COLLECTED DATA —

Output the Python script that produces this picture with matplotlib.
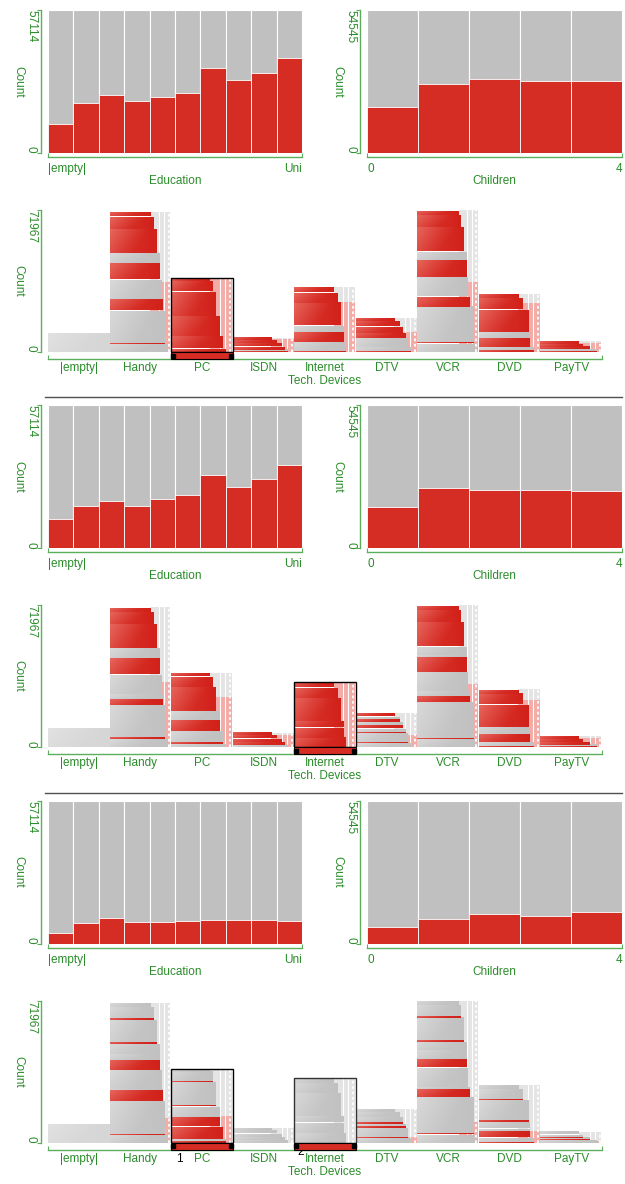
import numpy as np
import matplotlib
matplotlib.use("Agg")
import matplotlib.pyplot as plt
from matplotlib.colors import to_rgb
from matplotlib.patches import Rectangle
from matplotlib.lines import Line2D

W, H = 625, 1184
GREEN = "#2a8c2a"
AXIS_GREEN = "#5cae5c"
RED = "#d52c24"
GREY = "#c0c0c0"
PALE = "#e4e4e4"
PINK = "#f3aca7"

plt.rcParams["font.family"] = ["Liberation Sans", "DejaVu Sans"]
plt.rcParams["font.size"] = 8.5

# ---- Education (10 bins) : full bins + highlighted counts per selection
edu_max = 57114
edu_ends = ["|empty|", "Uni"]
edu_total = [edu_max] * 10
edu_red = [
    [11765, 19990, 23074, 20675, 22446, 23874, 33869, 29071, 31870, 38038],
    [11651, 16906, 18905, 16906, 19704, 21304, 29357, 24559, 27757, 33412],
    [4398, 8224, 10109, 8624, 8624, 8910, 9538, 9310, 9538, 9024],
]

# ---- Children (0..4)
kids_max = 54545
kids_ends = ["0", "4"]
kids_total = [kids_max] * 5
kids_red = [
    [17727, 26400, 28145, 27273, 27545],
    [15764, 23073, 22254, 22254, 21873],
    [6218, 9382, 11182, 10527, 12164],
]

# ---- Tech. Devices
tech_max = 71967
devices = ["|empty|", "Handy", "PC", "ISDN", "Internet", "DTV", "VCR", "DVD", "PayTV"]
device_totals = [9140, 70960, 37420, 7200, 32960, 17270, 71967, 29360, 5540]

# sub-groups of every device, bottom -> top: share of the bar and relative width
strip_shares = {
    "Handy": [0.057, 0.243, 0.082, 0.139, 0.115, 0.071, 0.172, 0.089, 0.032],
    "PC": [0.05, 0.17, 0.27, 0.33, 0.14, 0.04],
    "ISDN": [0.15, 0.25, 0.25, 0.20, 0.15],
    "Internet": [0.15, 0.16, 0.10, 0.35, 0.16, 0.08],
    "DTV": [0.14, 0.28, 0.14, 0.19, 0.16, 0.09],
    "VCR": [0.06, 0.26, 0.075, 0.135, 0.12, 0.06, 0.17, 0.088, 0.032],
    "DVD": [0.09, 0.16, 0.10, 0.39, 0.185, 0.075],
    "PayTV": [0.25, 0.20, 0.30, 0.25],
}
strip_widths = {
    "Handy": [0.91, 0.88, 0.86, 0.83, 0.80, 0.80, 0.75, 0.70, 0.65],
    "PC": [0.88, 0.84, 0.79, 0.73, 0.68, 0.63],
    "ISDN": [0.88, 0.83, 0.78, 0.70, 0.62],
    "Internet": [0.84, 0.81, 0.81, 0.76, 0.70, 0.64],
    "DTV": [0.89, 0.84, 0.81, 0.76, 0.71, 0.62],
    "VCR": [0.94, 0.91, 0.85, 0.82, 0.80, 0.80, 0.76, 0.71, 0.67],
    "DVD": [0.88, 0.82, 0.82, 0.80, 0.71, 0.64],
    "PayTV": [0.91, 0.80, 0.69, 0.62],
}
# highlighted fraction of each sub-group, one dict per selection
strip_hl = [
    {
        "Handy": [0, 0.04, 1, 0, 1, 0, 1, 1, 1],
        "PC": [1, 1, 1, 1, 1, 1],
        "ISDN": [0.3, 1, 1, 1, 1],
        "Internet": [0.1, 1, 0, 1, 1, 1],
        "DTV": [0.15, 0, 1, 1, 1, 1],
        "VCR": [0, 0.03, 1, 0, 1, 0, 1, 1, 1],
        "DVD": [0.4, 1, 0, 1, 1, 1],
        "PayTV": [0.3, 1, 1, 1],
    },
    {
        "Handy": [0, 0.06, 0.55, 0, 1, 0, 1, 1, 1],
        "PC": [0, 0.12, 0.55, 1, 1, 1],
        "ISDN": [0.3, 1, 1, 1, 1],
        "Internet": [1, 1, 1, 1, 1, 1],
        "DTV": [0.1, 0.05, 0.3, 0.6, 0.6, 1],
        "VCR": [0, 0.03, 0.55, 0, 0.9, 0, 1, 1, 1],
        "DVD": [0.3, 0.9, 0, 1, 1, 1],
        "PayTV": [0.3, 1, 1, 1],
    },
    {
        "Handy": [0, 0.03, 0.95, 0, 0.65, 0, 0.06, 0.1, 0],
        "PC": [0.6, 1, 0.5, 0.06, 0.06, 0],
        "ISDN": [0, 0, 0, 0, 0],
        "Internet": [0, 0, 0, 0, 0, 0],
        "DTV": [0, 0.05, 0.6, 0.3, 0, 0],
        "VCR": [0, 0.03, 0.8, 0, 0.5, 0, 0.06, 0.1, 0],
        "DVD": [0.2, 0.8, 0, 0.1, 0.1, 0],
        "PayTV": [0, 0.4, 0.3, 0],
    },
]
selected = [["PC"], ["Internet"], ["PC", "Internet"]]
sel_marks = [[], [], ["1", "2"]]

group_dy = [0, 395.3, 790.6]


def shade(base, light, nx=40, ny=10):
    xx, yy = np.meshgrid(np.linspace(0, 1, nx), np.linspace(0, 1, ny))
    t = 0.6 * np.clip(1 - 1.2 * xx - 0.35 * yy, 0, 1) ** 1.2 - 0.12 * xx ** 3
    b = np.array(to_rgb(base))
    l = np.array(to_rgb(light))
    return np.clip(b + (l - b) * t[..., None], 0, 1)


red_img = shade(RED, "#f28b82")
grey_img = shade("#c5c5c5", "#e6e6e6")
empty_img = shade("#d8d8d8", "#e8e8e8")


def px_axes(fig, left, top, right, bottom):
    return fig.add_axes([left / W, 1 - bottom / H, (right - left) / W, (bottom - top) / H])


def style_axes(ax, xmax, ymax, out_x):
    ax.set_xlim(0, xmax)
    ax.set_ylim(0, ymax)
    ax.patch.set_visible(False)
    for s in ("top", "right"):
        ax.spines[s].set_visible(False)
    ax.spines["left"].set_position(("outward", 5))
    ax.spines["bottom"].set_position(("outward", out_x))
    for s in ("left", "bottom"):
        ax.spines[s].set_color(AXIS_GREEN)
        ax.spines[s].set_linewidth(1)
    ax.set_xticks([0, xmax])
    ax.set_yticks([0, ymax])
    ax.tick_params(axis="x", direction="in", length=3, color=AXIS_GREEN, labelbottom=False)
    ax.tick_params(axis="y", direction="out", length=3, color=AXIS_GREEN, labelleft=False)
    kw = dict(xycoords="axes fraction", textcoords="offset pixels", rotation=270, color=GREEN)
    ax.annotate(str(ymax), xy=(0, 1), xytext=(-17, 0), ha="center", va="top", **kw)
    ax.annotate("0", xy=(0, 0), xytext=(-17, 0), ha="center", va="bottom", **kw)
    ax.annotate("Count", xy=(0, 0.5), xytext=(-30, 0), ha="center", va="center", **kw)


def bin_panel(ax, totals, red, ymax, ends, title):
    x = np.arange(len(totals))
    ax.bar(x, totals, width=1, align="edge", color=GREY, edgecolor="white", linewidth=0.8)
    ax.bar(x, red, width=1, align="edge", color=RED, edgecolor="white", linewidth=0.6)
    style_axes(ax, len(totals), ymax, 3)
    kw = dict(xycoords=("data", "axes fraction"), textcoords="offset pixels", va="center", color=GREEN)
    ax.annotate(ends[0], xy=(0, 0), xytext=(0, -16), ha="left", **kw)
    ax.annotate(ends[1], xy=(len(totals), 0), xytext=(0, -16), ha="right", **kw)
    ax.annotate(title, xy=(0.5, 0), xycoords="axes fraction", xytext=(0, -28),
                textcoords="offset pixels", ha="center", va="center", color=GREEN)


def tech_panel(ax, g):
    cpp = tech_max / 142.0  # counts per pixel
    for i, name in enumerate(devices):
        total = device_totals[i]
        if name not in strip_shares:
            ax.imshow(empty_img, extent=(i, i + 1, 0, total), aspect="auto",
                      interpolation="bilinear", zorder=2)
            continue
        shares = np.array(strip_shares[name], dtype=float)
        heights = shares / shares.sum() * total
        widths = strip_widths[name]
        hl = np.array(strip_hl[g][name], dtype=float)
        frac = (heights * hl).sum() / total

        # pale column behind the sub-groups
        x0 = i + min(widths)
        ax.add_patch(Rectangle((x0, 0), i + 0.99 - x0, total, fc=PALE, lw=0, zorder=1))
        ax.add_patch(Rectangle((x0, 0), i + 0.99 - x0, frac * total, fc=PINK, lw=0, zorder=1.1))
        for fx in (0.8, 0.88):
            if i + fx > x0:
                ax.plot([i + fx] * 2, [0, total], color="white", lw=0.8, zorder=1.5)
        ax.plot([i + 0.96] * 2, [0, total], color="white", lw=1.3,
                ls=(0, (1.5, 1.5)), zorder=1.5)

        y = 0.0
        for h, w, f in zip(heights, widths, hl):
            gap = 0.7 * cpp if h > 3 * cpp else 0.0
            top = y + h - gap
            mid = y + f * (h - gap)
            if f > 0:
                ax.imshow(red_img, extent=(i, i + w, y, mid), aspect="auto",
                          interpolation="bilinear", zorder=2)
            if f < 1:
                ax.imshow(grey_img, extent=(i, i + w, mid, top), aspect="auto",
                          interpolation="bilinear", zorder=2)
            y += h

    for k, name in enumerate(selected[g]):
        i = devices.index(name)
        ec = "black" if k == 0 else "#333333"
        ax.add_patch(Rectangle((i, 0), 1, device_totals[i], fill=False, ec=ec, lw=1, zorder=6))
        ax.add_patch(Rectangle((i, -7 * cpp), 1, 7 * cpp, fc=RED, ec="black", lw=0.8,
                               clip_on=False, zorder=6))
        ax.plot([i + 0.03, i + 0.97], [-3.5 * cpp] * 2, "s", ms=3, color="black",
                clip_on=False, zorder=7)
        if sel_marks[g]:
            off = (5, -16) if k == 0 else (3, -9)
            ax.annotate(sel_marks[g][k], xy=(i, 0), xycoords=("data", "axes fraction"),
                        xytext=off, textcoords="offset pixels", ha="left", va="center",
                        color="black")

    style_axes(ax, len(devices), tech_max, 5)
    ax.set_xlim(0, len(devices))
    ax.set_ylim(0, tech_max)
    for i, name in enumerate(devices):
        ax.annotate(name, xy=(i + 0.5, 0), xycoords=("data", "axes fraction"), xytext=(0, -16),
                    textcoords="offset pixels", ha="center", va="center", color=GREEN)
    ax.annotate("Tech. Devices", xy=(0.5, 0), xycoords="axes fraction", xytext=(0, -29),
                textcoords="offset pixels", ha="center", va="center", color=GREEN)


fig = plt.figure(figsize=(W / 100, H / 100), dpi=100)

for g, dy in enumerate(group_dy):
    ax_edu = px_axes(fig, 48, 10 + dy, 302, 153 + dy)
    bin_panel(ax_edu, edu_total, edu_red[g], edu_max, edu_ends, "Education")
    ax_kids = px_axes(fig, 367, 10 + dy, 622, 153 + dy)
    bin_panel(ax_kids, kids_total, kids_red[g], kids_max, kids_ends, "Children")
    ax_tech = px_axes(fig, 48, 210 + dy, 602, 352 + dy)
    tech_panel(ax_tech, g)

for y in (397, 792.5):
    fig.add_artist(Line2D([45 / W, 622 / W], [1 - y / H] * 2, color="#505050", lw=1))

fig.savefig("out.png", dpi=100)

SET PROBLEM — Exactly as they appear, print the lines of the listing above from its first line through the line that contains "71967, 29360, 5540]", minus the pictures.

RESULT OF THIS TASK —
Output the Python script that produces this picture with matplotlib.
import numpy as np
import matplotlib
matplotlib.use("Agg")
import matplotlib.pyplot as plt
from matplotlib.colors import to_rgb
from matplotlib.patches import Rectangle
from matplotlib.lines import Line2D

W, H = 625, 1184
GREEN = "#2a8c2a"
AXIS_GREEN = "#5cae5c"
RED = "#d52c24"
GREY = "#c0c0c0"
PALE = "#e4e4e4"
PINK = "#f3aca7"

plt.rcParams["font.family"] = ["Liberation Sans", "DejaVu Sans"]
plt.rcParams["font.size"] = 8.5

# ---- Education (10 bins) : full bins + highlighted counts per selection
edu_max = 57114
edu_ends = ["|empty|", "Uni"]
edu_total = [edu_max] * 10
edu_red = [
    [11765, 19990, 23074, 20675, 22446, 23874, 33869, 29071, 31870, 38038],
    [11651, 16906, 18905, 16906, 19704, 21304, 29357, 24559, 27757, 33412],
    [4398, 8224, 10109, 8624, 8624, 8910, 9538, 9310, 9538, 9024],
]

# ---- Children (0..4)
kids_max = 54545
kids_ends = ["0", "4"]
kids_total = [kids_max] * 5
kids_red = [
    [17727, 26400, 28145, 27273, 27545],
    [15764, 23073, 22254, 22254, 21873],
    [6218, 9382, 11182, 10527, 12164],
]

# ---- Tech. Devices
tech_max = 71967
devices = ["|empty|", "Handy", "PC", "ISDN", "Internet", "DTV", "VCR", "DVD", "PayTV"]
device_totals = [9140, 70960, 37420, 7200, 32960, 17270, 71967, 29360, 5540]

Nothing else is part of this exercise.